April 27, 2013 · in Aviation · · 11 · 3.5K

This replica was built in accordance with Ministry of Silly Models Permit No. 001-13. Here's the short version of the back story on this that I call "The Manta":

In late 1942, when the Polish nightfighter squadrons based in the United Kingdom traded in their Beaufighter Mk.IIf's, the air war in the Southwest Pacific was fierce as ever. MacArthur failed to recruit Kinney as his senior air officer- Marshall sending the latter to build the Ninth AAF in Europe- and got instead a much less aggressive former non-flier whose approach to combating Japanese aerial incursions was simply to hold the line. Nimitz decided to take the Army-Navy operations area plan more literally and concentrated fully on the upper Solomons and other island groups to their north and east. Further, after the Battle of Santa Cruz, President Roosevelt responded to increasing pressures of the North Atlantic Campaign by requiring that the Enterprise and two other carriers shift to the Atlantic by December 1942 in order to fill the central North Atlantic air reconnaissance gap. It was all Nimitz could do to keep up the pressure on the upper Solomons and outer island groups and as yet there was really no question of MacArthur leapfrogging northward. Navy Department bureaucrats in Washington buried the controversy surrounding faulty detonators on American torpedoes until mid-1943 and as a result Japanese supply shipping to the west of the Phillipines and into the Bismarck Archipelago suffered little if any interference from US subs or aircraft.
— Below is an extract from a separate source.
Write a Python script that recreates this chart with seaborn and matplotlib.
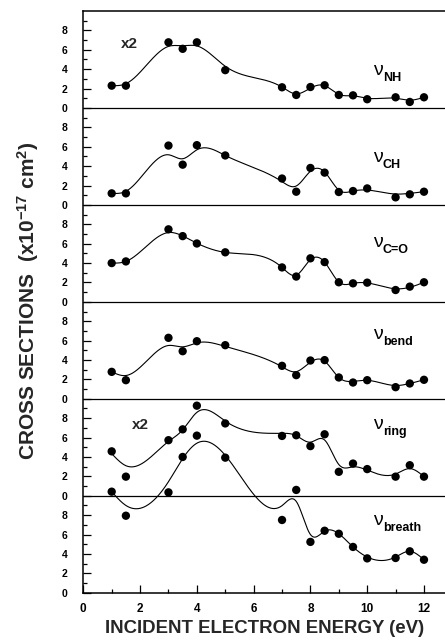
import numpy as np
import pandas as pd
import matplotlib
matplotlib.use("Agg")
import matplotlib.pyplot as plt
import seaborn as sns
from matplotlib.ticker import FixedLocator

# Incident electron energies (eV)
energy = [1, 1.5, 3, 3.5, 4, 5, 7, 7.5, 8, 8.5, 9, 9.5, 10, 11, 11.5, 12]

# Measured cross sections (x1e-17 cm^2) and smooth-fit knots, one pair per mode
nh_pts = [2.3, 2.3, 6.77, 6.1, 6.77, 3.9, 2.13, 1.34, 2.16, 2.34, 1.34, 1.3, 0.9, 1.1, 0.62, 1.1]
nh_fit = [2.3, 2.5, 6.35, 6.42, 6.4, 4.3, 2.15, 1.45, 2.05, 2.3, 1.4, 1.25, 1.0, 1.0, 0.8, 1.1]

ch_pts = [1.19, 1.19, 6.12, 4.15, 6.16, 5.1, 2.72, 1.36, 3.81, 3.33, 1.33, 1.43, 1.7, 0.78, 1.09, 1.36]
ch_fit = [1.19, 1.4, 5.17, 4.76, 5.68, 5.1, 2.4, 1.95, 3.47, 3.4, 1.53, 1.43, 1.53, 1.12, 1.19, 1.36]

co_pts = [4.0, 4.17, 7.48, 6.78, 6.02, 5.11, 3.55, 2.61, 4.49, 4.1, 2.02, 1.91, 1.98, 1.22, 1.57, 2.02]
co_fit = [4.0, 4.17, 7.15, 6.8, 6.05, 5.1, 3.55, 2.75, 4.35, 4.1, 2.05, 1.91, 1.95, 1.35, 1.5, 2.02]

bend_pts = [2.78, 1.92, 6.29, 4.91, 5.94, 5.53, 3.4, 2.44, 3.95, 3.99, 2.2, 1.68, 1.92, 1.2, 1.58, 1.96]
bend_fit = [2.78, 2.4, 5.5, 5.36, 5.77, 5.4, 3.3, 2.8, 3.78, 3.88, 2.2, 1.8, 1.9, 1.37, 1.58, 1.96]

ring_pts = [4.58, 1.97, 5.73, 6.85, 9.29, 7.46, 6.17, 6.24, 5.12, 6.34, 2.47, 3.32, 2.75, 1.97, 3.15, 1.97]
ring_fit = [4.34, 3.1, 5.6, 6.8, 8.6, 7.7, 6.44, 6.2, 5.53, 5.75, 3.22, 2.98, 2.64, 2.24, 2.8, 1.97]

breath_pts = [10.42, 7.94, 10.35, 14.0, 16.2, 13.93, 7.5, 10.6, 5.24, 6.39, 6.08, 4.72, 3.54, 3.58, 4.27, 3.4]
breath_fit = [10.42, 9.0, 11.45, 13.83, 15.42, 14.17, 8.98, 9.42, 6.0, 6.35, 6.08, 4.72, 3.68, 3.68, 4.27, 3.4]

# Panel layout: (subscript label, points, fit, vertical offset)
modes = [
    ("NH", nh_pts, nh_fit, 50),
    ("CH", ch_pts, ch_fit, 40),
    ("C=O", co_pts, co_fit, 30),
    ("bend", bend_pts, bend_fit, 20),
    ("ring", ring_pts, ring_fit, 10),
    ("breath", breath_pts, breath_fit, 0),
]
label_y = {"NH": 53.4, "CH": 44.46, "C=O": 35.69, "bend": 26.17, "ring": 16.88, "breath": 6.98}


def natural_spline(x, y, xs):
    x = np.asarray(x, float)
    y = np.asarray(y, float)
    n = len(x)
    h = np.diff(x)
    A = np.zeros((n, n))
    r = np.zeros(n)
    A[0, 0] = A[-1, -1] = 1.0
    for i in range(1, n - 1):
        A[i, i - 1] = h[i - 1]
        A[i, i] = 2 * (h[i - 1] + h[i])
        A[i, i + 1] = h[i]
        r[i] = 6 * ((y[i + 1] - y[i]) / h[i] - (y[i] - y[i - 1]) / h[i - 1])
    M = np.linalg.solve(A, r)
    idx = np.clip(np.searchsorted(x, xs) - 1, 0, n - 2)
    x0, x1 = x[idx], x[idx + 1]
    hh = x1 - x0
    return (M[idx] * (x1 - xs) ** 3 / (6 * hh) + M[idx + 1] * (xs - x0) ** 3 / (6 * hh)
            + (y[idx] / hh - M[idx] * hh / 6) * (x1 - xs)
            + (y[idx + 1] / hh - M[idx + 1] * hh / 6) * (xs - x0))


sns.set_theme(style="ticks")
plt.rcParams["font.family"] = ["Liberation Sans", "DejaVu Sans"]
plt.rcParams["mathtext.fontset"] = "custom"
plt.rcParams["mathtext.rm"] = "Liberation Sans"
plt.rcParams["mathtext.bf"] = "Liberation Sans:bold"
plt.rcParams["mathtext.it"] = "Liberation Sans:italic"
plt.rcParams["axes.edgecolor"] = "black"

W, H = 445, 640
fig = plt.figure(figsize=(W / 100, H / 100), dpi=100)
x0_px, y0_px, top_px, unit_px = 83.3, 592.7, 11.0, 28.39
ax = fig.add_axes([x0_px / W, (H - y0_px) / H, 13 * unit_px / W, (y0_px - top_px) / H])

xs = np.linspace(1, 12, 500)
for name, pts, fit, off in modes:
    pts_df = pd.DataFrame({"E": energy, "sigma": np.asarray(pts) + off})
    fit_df = pd.DataFrame({"E": xs, "sigma": natural_spline(energy, fit, xs) + off})
    sns.lineplot(data=fit_df, x="E", y="sigma", ax=ax, color="black", lw=0.8,
                 sort=False, estimator=None, zorder=2)
    sns.scatterplot(data=pts_df, x="E", y="sigma", ax=ax, s=36, color="black",
                    edgecolor="none", linewidth=0, zorder=3)
    ly = label_y[name]
    ax.text(10.2, ly, "\u03bd", fontsize=14, fontweight="normal", ha="left",
            va="baseline", color="black")
    ax.annotate(name, xy=(10.2, ly), xytext=(10, -6), textcoords="offset pixels",
                fontsize=9, fontweight="bold", ha="left", va="baseline", color="black")

for base in (10, 20, 30, 40, 50):
    ax.axhline(base, color="black", lw=0.9, zorder=1)

ax.text(1.32, 56.15, "x2", fontsize=11, fontweight="bold", ha="left", va="baseline")
ax.text(1.70, 16.85, "x2", fontsize=11, fontweight="bold", ha="left", va="baseline")

ax.set_xlim(0, 13)
ax.set_ylim(0, 60)
ax.set_xlabel("")
ax.set_ylabel("")

xt = list(range(0, 13, 2))
ax.xaxis.set_major_locator(FixedLocator(xt))
ax.set_xticklabels([str(v) for v in xt], fontweight="bold", fontsize=8.5)
ax.xaxis.set_minor_locator(FixedLocator(list(range(1, 13, 2))))
yt = list(range(0, 60, 2))
ax.yaxis.set_major_locator(FixedLocator(yt))
ax.set_yticklabels([str(v % 10) for v in yt], fontweight="bold", fontsize=7.5)
ax.yaxis.set_minor_locator(FixedLocator(list(range(1, 60, 2))))

ax.tick_params(axis="both", which="both", direction="in", top=False, right=False,
               color="black", labelcolor="black", width=0.9)
ax.tick_params(axis="both", which="major", length=5.8)
ax.tick_params(axis="both", which="minor", length=2.9)
ax.tick_params(axis="y", which="major", pad=11.5)
ax.tick_params(axis="x", which="major", pad=7.2)
for sp in ax.spines.values():
    sp.set_linewidth(1.1)
    sp.set_color("black")

fig.text(265 / W, (H - 633) / H, "INCIDENT ELECTRON ENERGY (eV)", fontsize=13.4,
         fontweight="bold", ha="center", va="baseline")
fig.text(15 / W, (H - 301) / H,
         r"CROSS SECTIONS  (x10$^{\mathbf{-17}}$ cm$^{\mathbf{2}}$)",
         fontsize=15, fontweight="bold", rotation=90, ha="left", va="center")

fig.savefig("out.png", dpi=100)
Without the benefit of a strong showing from the submarine service, allied efforts to choke and destroy Rabaul and Buin were inconsistent so they remained robust Japanese strongholds and safe bases for launching bombing operations well into late 1943. Although by then allied fighters ruled the daytime skies over Darwin, New Guinea, and the lower Solomons, the night was up for grabs everywhere in the theatre. Whoever showed up in the night sky in greater force was liable to achieve their tactical aims. So rather than sending individual washing machine charlies, the IJNAF was employing squadron-strength streams of Betties to strike allied positions by night on the Owen Stanley Range, the airfields around Port Moresby and Darwin, and key allied holdings in the lower Solomons. Alarmed by the small number of fledgling American nightfighters available, the RAAF made a successful plea to RAF fighter command to give it the aging Mk.IIf Beaufighters formerly owned by the Polish Squadrons. These aircraft were to be scattered all over the UK working as test beds, hacks, and target tugs, but the Air Ministry honored the request for support. The Brits even retrofitted the old Beaus with dihedral tail planes prior to shipping them out. The Aussies employed them on intruder operations to intercept Japanese bombers as they assembled over Rabaul and along the route to New Guinea and Darwin.
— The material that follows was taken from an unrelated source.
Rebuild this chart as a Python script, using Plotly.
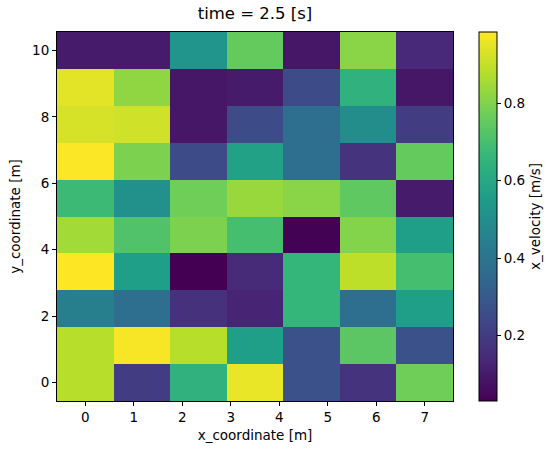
import plotly.graph_objects as go

x_coords = [0.0, 1.1667, 2.3333, 3.5, 4.6667, 5.8333, 7.0]
y_coords = [0.0, 1.1111, 2.2222, 3.3333, 4.4444, 5.5556, 6.6667, 7.7778, 8.8889, 10.0]

# rows from y=0 (bottom) to y=10 (top)
x_velocity = [
    [0.880, 0.202, 0.641, 0.956, 0.269, 0.173, 0.775],
    [0.880, 0.975, 0.880, 0.565, 0.269, 0.737, 0.269],
    [0.441, 0.374, 0.164, 0.126, 0.660, 0.374, 0.565],
    [0.985, 0.565, 0.030, 0.145, 0.660, 0.890, 0.699],
    [0.851, 0.718, 0.794, 0.699, 0.032, 0.804, 0.565],
    [0.679, 0.508, 0.775, 0.837, 0.813, 0.746, 0.102],
    [0.982, 0.794, 0.250, 0.574, 0.374, 0.173, 0.756],
    [0.928, 0.918, 0.087, 0.250, 0.374, 0.498, 0.202],
    [0.947, 0.823, 0.087, 0.102, 0.250, 0.641, 0.087],
    [0.102, 0.102, 0.527, 0.756, 0.087, 0.813, 0.140],
]

x_ticks = [0, 1, 2, 3, 4, 5, 6, 7]
y_ticks = [0, 2, 4, 6, 8, 10]
cbar_ticks = [0.2, 0.4, 0.6, 0.8]

FONT = "DejaVu Sans"
TS = 13.5

fig = go.Figure(go.Heatmap(
    x=x_coords, y=y_coords, z=x_velocity,
    colorscale="Viridis",
    colorbar=dict(
        thickness=18, len=1.0, lenmode="fraction",
        x=1.0657, xanchor="left", y=0.5, yanchor="middle",
        xpad=0, ypad=0,
        outlinewidth=1, outlinecolor="black",
        tickvals=cbar_ticks, ticks="outside", ticklen=4, tickcolor="black",
        tickfont=dict(family=FONT, size=TS, color="black"),
        title=dict(text="x_velocity [m/s]", side="right",
                   font=dict(family=FONT, size=TS, color="black")),
    ),
))

axis_common = dict(
    showline=True, mirror=True, linecolor="black", linewidth=1,
    ticks="outside", ticklen=4, tickcolor="black",
    showgrid=False, zeroline=False,
    tickfont=dict(family=FONT, size=TS, color="black"),
)

fig.update_layout(
    width=558, height=455,
    margin=dict(l=57, r=105, t=32, b=54, autoexpand=False),
    paper_bgcolor="white", plot_bgcolor="white",
    title=dict(text="time = 2.5 [s]", x=0.5, xref="paper", xanchor="center",
               y=1 - 13.5 / 455, yanchor="middle",
               font=dict(family=FONT, size=16.5, color="black")),
    xaxis=dict(range=[-7 / 12, 7 + 7 / 12], tickvals=x_ticks,
               title=dict(text="x_coordinate [m]", standoff=6,
                          font=dict(family=FONT, size=TS, color="black")),
               **axis_common),
    yaxis=dict(range=[-5 / 9, 10 + 5 / 9], tickvals=y_ticks,
               title=dict(text="y_coordinate [m]", standoff=8,
                          font=dict(family=FONT, size=TS, color="black")),
               **axis_common),
)

fig.write_html("out.html")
This aircraft features a blending camoflage for twilight wave-top climbouts over the ocean, an oblique-firing captured Japanese 20mm Oerlikon-style AA gun, and a supplemental US wingtip radar pod won from a USMC supply clerk in a poker game. Squadron codes commemorate the original Victoria Bitter, one of my favorites, and the tail art and kill markings were the product of pure whimsy.

Reader reactions:
10  Awesome 3 

8 additional images. Click to enlarge.


11 responses

  1. Now that's just plain silly...I insist you remove it immediately...actually the aircraft is not too silly but the paint job is...We'll have no more silliness around here...
    My kid has had one of those conversions half-done for 2 years now...model looks good (if a trifle silly)...
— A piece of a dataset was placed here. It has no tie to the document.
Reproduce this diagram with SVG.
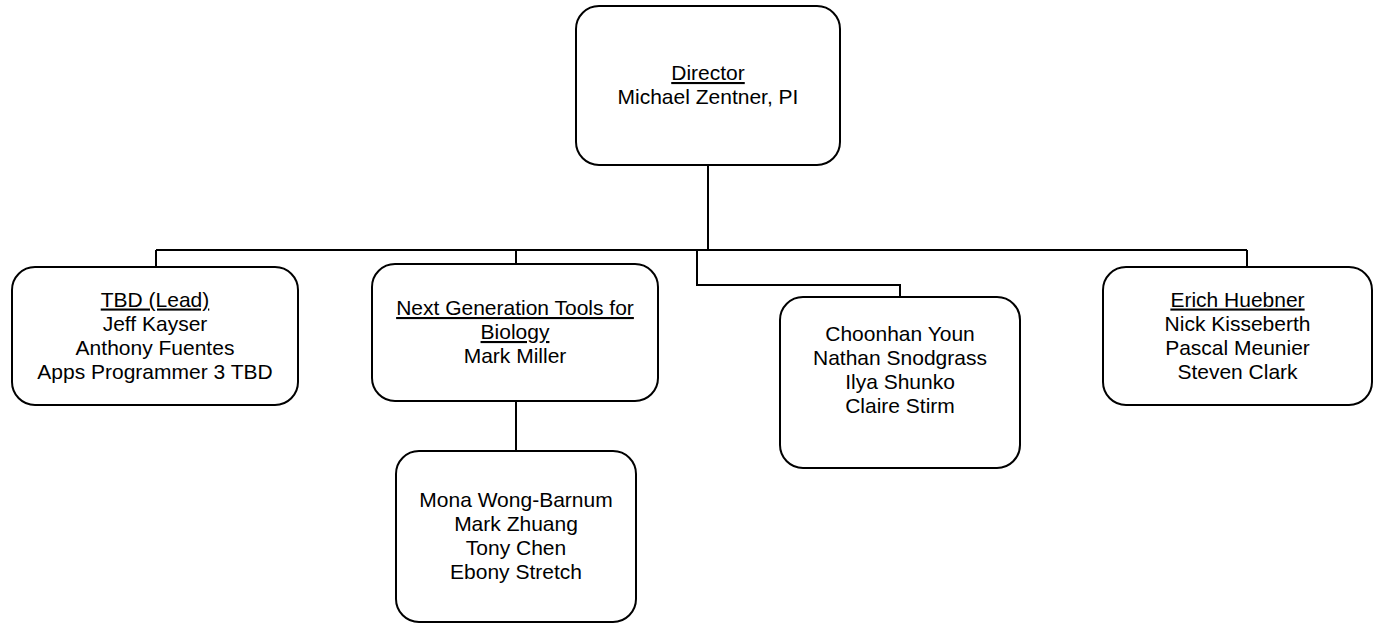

  2. Erik... Outstanding paint scheme on a beautifully built model... quite unusual.

  3. So...how'd ya get that camo pattern sprayed on so evenly..? Looks like some kinda mask. What is it?

  4. Astounding! Coloring is great!
    And an interesting story.

    Best regards, Vlad.

  5. WOW!, very nice and interesting camo!...love the plane too, soo cartoonish looking! Excellent work!

  6. Oh my! It has spread across the world from Stockholm...

    A beautiful build of my favourite kind of Beaufighter!

    Magnus

  7. Very cool camouflage pattern!

  8. Nice. Muzzle blast must have been awful for the pilot.